Kunstmuseum Bonn Der Bonner Markus Gabriel spricht über den Künstler Gerhard Richter

Bonn · „Sie erleben eine Tiefe, die gar nicht da ist“, sagt der Bonner Philosophieprofessor Markus Gabriel über die Kunst von Gerhard Richter. Dessen Ausstellung ist derzeit im Kunstmuseum zu sehen.

 Philosoph Markus Gabriel im Kunstmuseum.

Philosoph Markus Gabriel im Kunstmuseum.

Foto: Thomas Kölsch

Kunstwerke im eigentlichen Sinne sind nicht etwa konkrete Objekte, sondern vielmehr die von Gemälden, Skulpturen und Kompositionen ausgelösten Wahrnehmungen: Der Bonner Philosophieprofessor Markus Gabriel hat in einem Vortrag in der Gerhard-Richter-Ausstellung des Bonner Kunstmuseums die Erfahrung von Kunst zu ihrem maßgeblichen Definitionsmerkmal erklärt und damit eine bemerkenswerte Interpretation des Kunstbegriffs geliefert.

Anhand der Gemälde und Fotografien Richters, der ohne Frage zu den bedeutendsten Künstlern der Gegenwart zählt, skizzierte er seine auf Kant basierenden Ideen und forderte das Publikum auf, über das Augenscheinliche hinauszublicken. Was zumindest einen Teil der ausgestellten Werke in ein neues Licht rückte.

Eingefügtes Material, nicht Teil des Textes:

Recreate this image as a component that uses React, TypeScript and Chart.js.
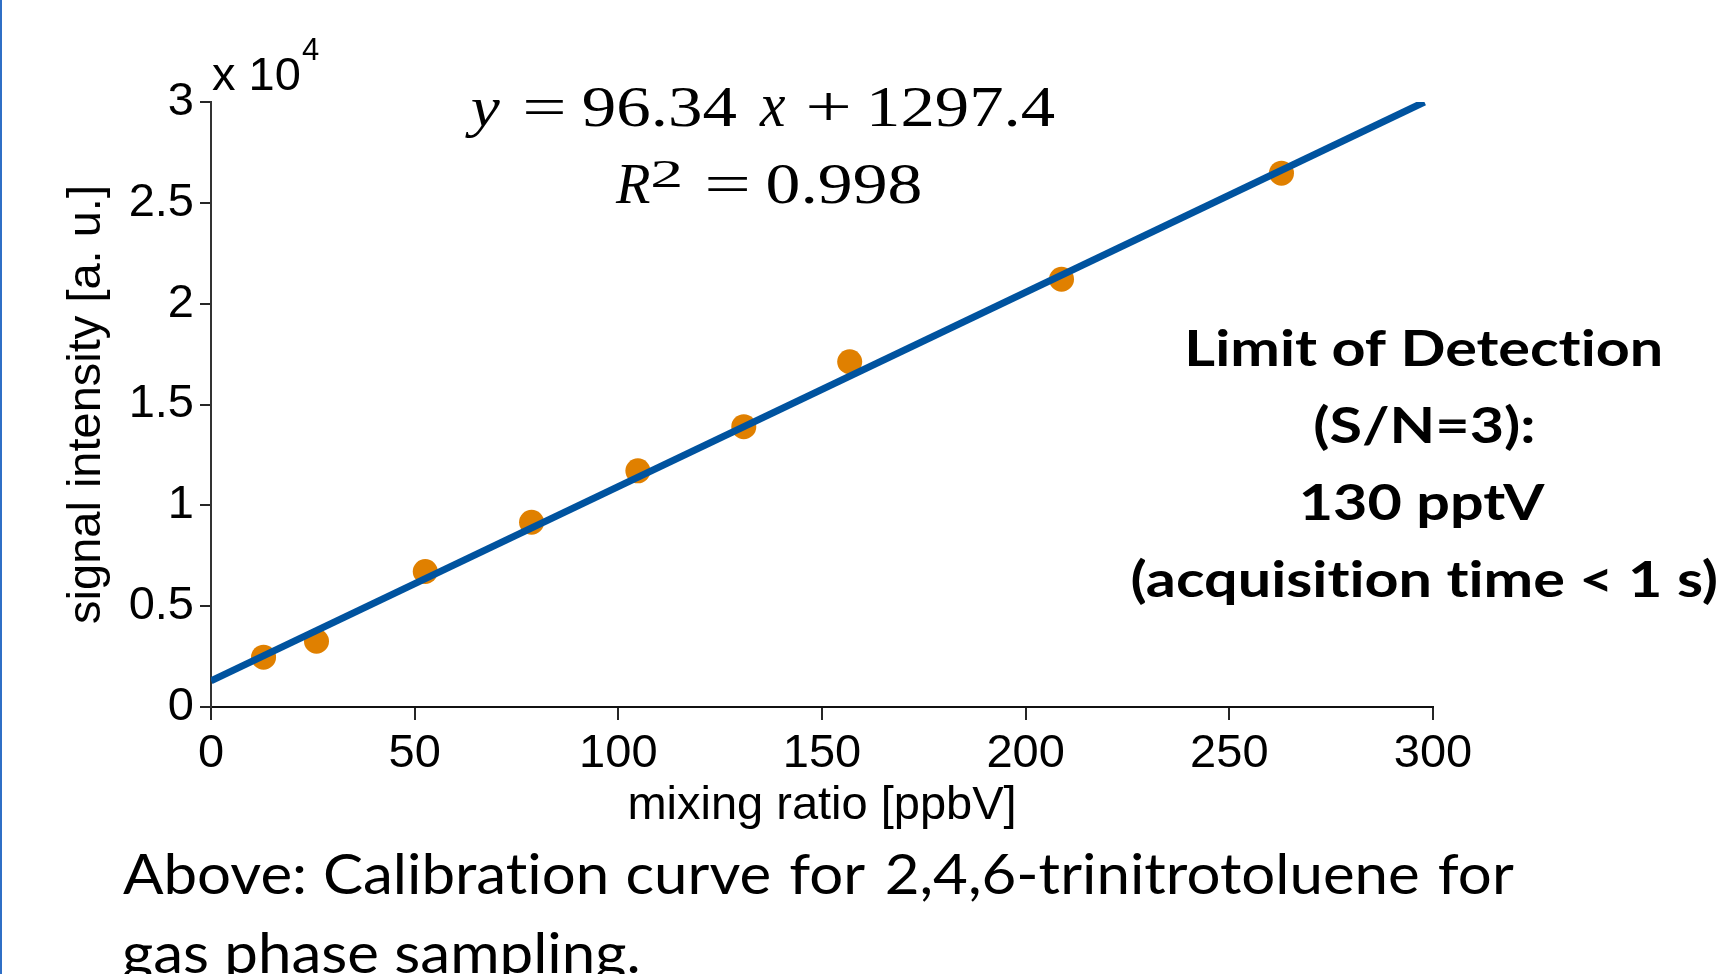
import React, { useEffect, useRef } from 'react';
import { Chart, registerables } from 'chart.js';

Chart.register(...registerables);

// ---- data ----
const mixingRatio = [12.9, 25.9, 52.6, 78.7, 104.8, 130.8, 156.8, 208.8, 262.8];
const signalIntensity = [2470, 3260, 6720, 9160, 11710, 13900, 17120, 21210, 26470];
const fitX = [0, 297.9];
const fitY = [1297.4, 30000];
const xTickLabels = ['0', '50', '100', '150', '200', '250', '300'];
const yTickLabels = ['0', '0.5', '1', '1.5', '2', '2.5', '3'];
const lodLines = ['Limit of Detection', '(S/N=3):', '130 pptV', '(acquisition time < 1 s)'];
const captionLine1 = ['Above:', 'Calibration', 'curve', 'for', '2,4,6-trinitrotoluene', 'for'];
const captionLine2 = 'gas phase sampling.';

const W = 1720;
const H = 974;

function prep(ctx: CanvasRenderingContext2D, font: string) {
  ctx.font = font;
  const c: any = ctx;
  try { c.textRendering = 'optimizeSpeed'; } catch (e) { /* ignore */ }
  try { c.letterSpacing = '0.01px'; } catch (e) { /* ignore */ }
}

function drawInk(ctx: CanvasRenderingContext2D, text: string, font: string, left: number, baseline: number, targetW?: number) {
  ctx.save();
  prep(ctx, font);
  ctx.textAlign = 'left';
  ctx.textBaseline = 'alphabetic';
  const m = ctx.measureText(text);
  const ink = m.actualBoundingBoxLeft + m.actualBoundingBoxRight;
  const s = targetW ? targetW / ink : 1;
  ctx.translate(left, baseline);
  ctx.scale(s, 1);
  ctx.fillText(text, m.actualBoundingBoxLeft, 0);
  ctx.restore();
}

function inkWidth(ctx: CanvasRenderingContext2D, text: string, font: string) {
  ctx.save();
  prep(ctx, font);
  const m = ctx.measureText(text);
  ctx.restore();
  return { ink: m.actualBoundingBoxLeft + m.actualBoundingBoxRight, abl: m.actualBoundingBoxLeft, adv: m.width };
}

const textPlugin = {
  id: 'annotText',
  afterDraw(chart: any) {
    const ctx: CanvasRenderingContext2D = chart.ctx;
    ctx.save();

    // left blue rule
    ctx.fillStyle = '#2F6FC6';
    ctx.fillRect(0, 0, 2, H);
    ctx.fillStyle = '#000';

    // exponent label "x 10^4"
    drawInk(ctx, 'x 10', '47px "Liberation Sans"', 212, 90);
    drawInk(ctx, '4', '31px "Liberation Sans"', 302, 60);

    // equation
    const serif = '58px "Liberation Serif"';
    const serifI = 'italic 58px "Liberation Serif"';
    drawInk(ctx, 'y', serifI, 465, 126, 35);
    drawInk(ctx, '=', serif, 525, 126, 38);
    drawInk(ctx, '96.34', serif, 583, 126, 154);
    drawInk(ctx, 'x', 'italic 64px "Liberation Serif"', 759, 126, 26);
    drawInk(ctx, '+', serif, 808, 126, 40);
    drawInk(ctx, '1297.4', serif, 872, 126, 183);
    drawInk(ctx, 'R', serifI, 615, 203, 35);
    drawInk(ctx, '2', '40px "Liberation Serif"', 652, 187, 28);
    drawInk(ctx, '=', serif, 707, 203, 40);
    drawInk(ctx, '0.998', serif, 768, 203, 152);

    // limit of detection block
    const lodFont = 'bold 49px Lato';
    const s0 = 472 / inkWidth(ctx, lodLines[0], lodFont).ink;
    lodLines.forEach((line, i) => {
      const w = inkWidth(ctx, line, lodFont).ink * s0;
      drawInk(ctx, line, lodFont, 1424 - w / 2, 366 + 77 * i, w);
    });

    // caption (justified first line)
    const capFont = '57px Lato';
    const sc = 515 / inkWidth(ctx, captionLine2, capFont).ink;
    const widths = captionLine1.map((t) => inkWidth(ctx, t, capFont).ink * sc);
    const total = widths.reduce((a, b) => a + b, 0);
    const gap = (1514 - 123 - total) / (captionLine1.length - 1);
    let cx = 123;
    captionLine1.forEach((t, i) => {
      drawInk(ctx, t, capFont, cx, 894, widths[i]);
      cx += widths[i] + gap;
    });
    drawInk(ctx, captionLine2, capFont, 123, 973, 515);

    ctx.restore();
  },
};

export default function App() {
  const ref = useRef<HTMLCanvasElement | null>(null);

  useEffect(() => {
    document.body.style.margin = '0';
    const canvas = ref.current;
    if (!canvas) return;
    const axisFont = { family: '"Liberation Sans", Arial, sans-serif', size: 47, lineHeight: 1.2 };
    const chart = new Chart(canvas, {
      type: 'scatter',
      data: {
        datasets: [
          {
            label: 'fit',
            data: fitX.map((x, i) => ({ x, y: fitY[i] })),
            showLine: true,
            borderColor: '#00539F',
            borderWidth: 7,
            borderCapStyle: 'butt',
            pointRadius: 0,
            pointHoverRadius: 0,
            fill: false,
          } as any,
          {
            label: 'TNT',
            data: mixingRatio.map((x, i) => ({ x, y: signalIntensity[i] })),
            backgroundColor: '#E08000',
            borderWidth: 0,
            pointRadius: 12.5,
            pointHoverRadius: 12.5,
          } as any,
        ],
      },
      options: {
        responsive: false,
        devicePixelRatio: 1,
        animation: false,
        events: [],
        layout: { padding: { left: 0, right: W - 1433, top: 102, bottom: 0 } },
        plugins: { legend: { display: false }, tooltip: { enabled: false } },
        scales: {
          x: {
            type: 'linear',
            min: 0,
            max: 300,
            afterFit: (s: any) => { s.height = H - 707; },
            ticks: {
              stepSize: 50,
              autoSkip: false,
              maxRotation: 0,
              padding: 6,
              color: '#000',
              font: axisFont,
              callback: (_v: any, i: number) => xTickLabels[i],
            },
            grid: { drawOnChartArea: false, drawTicks: true, tickLength: 13, color: '#262626', lineWidth: 2 },
            border: { display: true, color: '#111', width: 2 },
            title: {
              display: true,
              text: 'mixing ratio [ppbV]',
              color: '#000',
              font: axisFont,
              padding: { top: 0, bottom: 140 },
            },
          },
          y: {
            type: 'linear',
            min: 0,
            max: 30000,
            afterFit: (s: any) => { s.width = 211; },
            ticks: {
              stepSize: 5000,
              autoSkip: false,
              padding: 6,
              color: '#000',
              font: axisFont,
              callback: (_v: any, i: number) => yTickLabels[i],
            },
            grid: { drawOnChartArea: false, drawTicks: true, tickLength: 11, color: '#262626', lineWidth: 2 },
            border: { display: true, color: '#333', width: 2 },
            title: {
              display: true,
              text: 'signal intensity [a. u.]',
              color: '#000',
              font: axisFont,
              padding: { top: 59, bottom: 0 },
            },
          },
        },
      } as any,
      plugins: [textPlugin],
    });
    return () => chart.destroy();
  }, []);

  return (
    <div style={{ width: W, height: H, position: 'relative', background: '#fff', overflow: 'hidden' }}>
      <canvas ref={ref} width={W} height={H} style={{ display: 'block', width: W, height: H }} />
    </div>
  );
}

Das Interesse an dem als Gespräch angekündigten Vortrag war immens: Gut 150 Menschen waren ins Museum gekommen, um Gabriels Ausführungen zu hören. Das Haus hatte mit diesem Andrang wahrlich nicht gerechnet, wie auch Intendant Professor Stephan Berg bekannte. Die ohnehin eingeschränkten Sitzmöglichkeiten reichten bei weitem nicht aus, um jedem einen Platz zu bieten, und auch der geplante Rundgang durch die Richter-Ausstellung erwies sich als kaum durchführbar. Immerhin ein Raum fasste jedoch alle Interessierten und gab Gabriel die Gelegenheit, seine Thesen am Objekt selbst zu erläutern.

„Sie erleben eine Tiefe, die gar nicht da ist“, sagte der Bonner Wissenschaftler mit Blick auf die mit Sinnestäuschungen spielenden Fenster- und Vorhangsbilder Richters. „Deshalb hängt das eigentliche Kunstwerk gar nicht dort. Ähnlich ist es, wenn Sie den 'Faust' lesen und Gretchen nicht als Buchstabensalat wahrnehmen, sondern als Person.“ Vielmehr würden die Rezipienten eine „Wahrnehmung wahrnehmen“, eine Illusion von Tiefe und Substanz, die sich nicht zuletzt in vielen Werken Richters fänden.

Zugleich verwies Gabriel auf den Kompositionscharakter von Kunst: „Die Ausstellung eines Pissoirs ist Kunst, nicht das Pissoir selbst“, sagte er mit Verweis auf Marcel Duchamps berühmte „Fountain“. Das Objekt wird also erst in einem Kontext zur Kunst, der Schöpfungsakt zu einem in erster Linie geistigen Prozess. Die physikalische Manifestation des Werkes dient demzufolge nur als Zugangspunkt, als Tür zu seinem Kern.

„Die Wahrnehmung ist geknüpft an ein magisches Hineinziehen“, sagte denn auch Stephan Berg, der sich damit eigentlich nur auf Richters Œuvre bezog und doch allgemeiner verstanden werden konnte. Ob Gabriels Lesart gerade hinsichtlich der Herstellung eines Kunstwerks unwidersprochen bleiben kann, sei dahingestellt – eine tiefergehende Reflexion verdient sie aber zweifelsfrei. Das Publikum dankte dem Philosophen und auch Gastgeber Berg letztlich mit herzlichem Applaus und zahlreichen Fragen.